What to work on:
Take the lines of the data below from the very first through the line containing "return (B - y) / (B - T)" and output them exactly, pictures excluded.

Provided data:
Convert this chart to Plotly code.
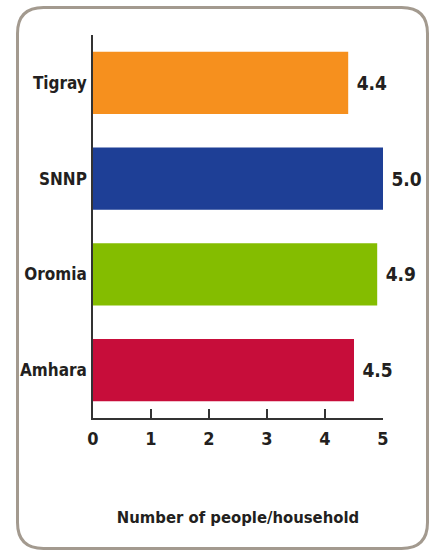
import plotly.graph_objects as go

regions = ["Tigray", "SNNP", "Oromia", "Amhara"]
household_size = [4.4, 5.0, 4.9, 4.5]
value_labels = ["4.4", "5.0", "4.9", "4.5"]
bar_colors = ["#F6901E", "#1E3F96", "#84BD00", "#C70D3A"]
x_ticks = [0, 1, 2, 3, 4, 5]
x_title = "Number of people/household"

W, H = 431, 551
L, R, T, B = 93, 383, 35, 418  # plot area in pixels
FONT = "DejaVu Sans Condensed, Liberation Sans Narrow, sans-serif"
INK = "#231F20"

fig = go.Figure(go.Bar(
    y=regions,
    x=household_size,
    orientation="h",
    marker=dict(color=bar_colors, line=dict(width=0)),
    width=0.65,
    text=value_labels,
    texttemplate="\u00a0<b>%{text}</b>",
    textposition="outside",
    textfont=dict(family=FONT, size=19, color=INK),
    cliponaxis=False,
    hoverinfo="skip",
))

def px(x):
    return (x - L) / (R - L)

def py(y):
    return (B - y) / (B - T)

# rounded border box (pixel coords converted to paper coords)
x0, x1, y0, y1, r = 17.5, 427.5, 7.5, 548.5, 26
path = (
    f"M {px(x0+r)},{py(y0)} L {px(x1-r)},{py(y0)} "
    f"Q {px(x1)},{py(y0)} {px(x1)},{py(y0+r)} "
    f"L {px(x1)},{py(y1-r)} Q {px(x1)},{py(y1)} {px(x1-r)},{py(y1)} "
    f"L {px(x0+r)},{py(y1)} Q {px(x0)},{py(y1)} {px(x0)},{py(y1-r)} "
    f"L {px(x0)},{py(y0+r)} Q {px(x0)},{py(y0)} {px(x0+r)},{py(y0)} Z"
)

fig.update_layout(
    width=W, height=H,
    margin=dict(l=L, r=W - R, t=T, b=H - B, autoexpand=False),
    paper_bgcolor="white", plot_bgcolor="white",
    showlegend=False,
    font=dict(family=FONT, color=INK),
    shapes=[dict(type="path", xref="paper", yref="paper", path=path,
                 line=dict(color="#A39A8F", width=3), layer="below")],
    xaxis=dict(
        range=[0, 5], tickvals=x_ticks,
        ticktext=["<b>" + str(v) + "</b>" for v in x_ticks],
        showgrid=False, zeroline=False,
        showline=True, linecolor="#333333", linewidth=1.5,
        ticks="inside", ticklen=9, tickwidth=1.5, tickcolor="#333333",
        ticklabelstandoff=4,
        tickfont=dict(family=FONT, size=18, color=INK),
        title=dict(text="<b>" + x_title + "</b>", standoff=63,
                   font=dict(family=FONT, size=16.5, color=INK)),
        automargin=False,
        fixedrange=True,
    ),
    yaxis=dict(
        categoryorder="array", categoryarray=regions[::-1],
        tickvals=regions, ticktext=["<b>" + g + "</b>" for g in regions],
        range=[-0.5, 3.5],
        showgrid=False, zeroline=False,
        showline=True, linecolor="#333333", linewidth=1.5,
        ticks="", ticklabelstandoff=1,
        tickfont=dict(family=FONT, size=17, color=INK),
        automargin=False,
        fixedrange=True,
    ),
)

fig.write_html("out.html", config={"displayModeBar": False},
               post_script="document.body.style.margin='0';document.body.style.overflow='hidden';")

Response:
Convert this chart to Plotly code.
import plotly.graph_objects as go

regions = ["Tigray", "SNNP", "Oromia", "Amhara"]
household_size = [4.4, 5.0, 4.9, 4.5]
value_labels = ["4.4", "5.0", "4.9", "4.5"]
bar_colors = ["#F6901E", "#1E3F96", "#84BD00", "#C70D3A"]
x_ticks = [0, 1, 2, 3, 4, 5]
x_title = "Number of people/household"

W, H = 431, 551
L, R, T, B = 93, 383, 35, 418  # plot area in pixels
FONT = "DejaVu Sans Condensed, Liberation Sans Narrow, sans-serif"
INK = "#231F20"

fig = go.Figure(go.Bar(
    y=regions,
    x=household_size,
    orientation="h",
    marker=dict(color=bar_colors, line=dict(width=0)),
    width=0.65,
    text=value_labels,
    texttemplate="\u00a0<b>%{text}</b>",
    textposition="outside",
    textfont=dict(family=FONT, size=19, color=INK),
    cliponaxis=False,
    hoverinfo="skip",
))

def px(x):
    return (x - L) / (R - L)

def py(y):
    return (B - y) / (B - T)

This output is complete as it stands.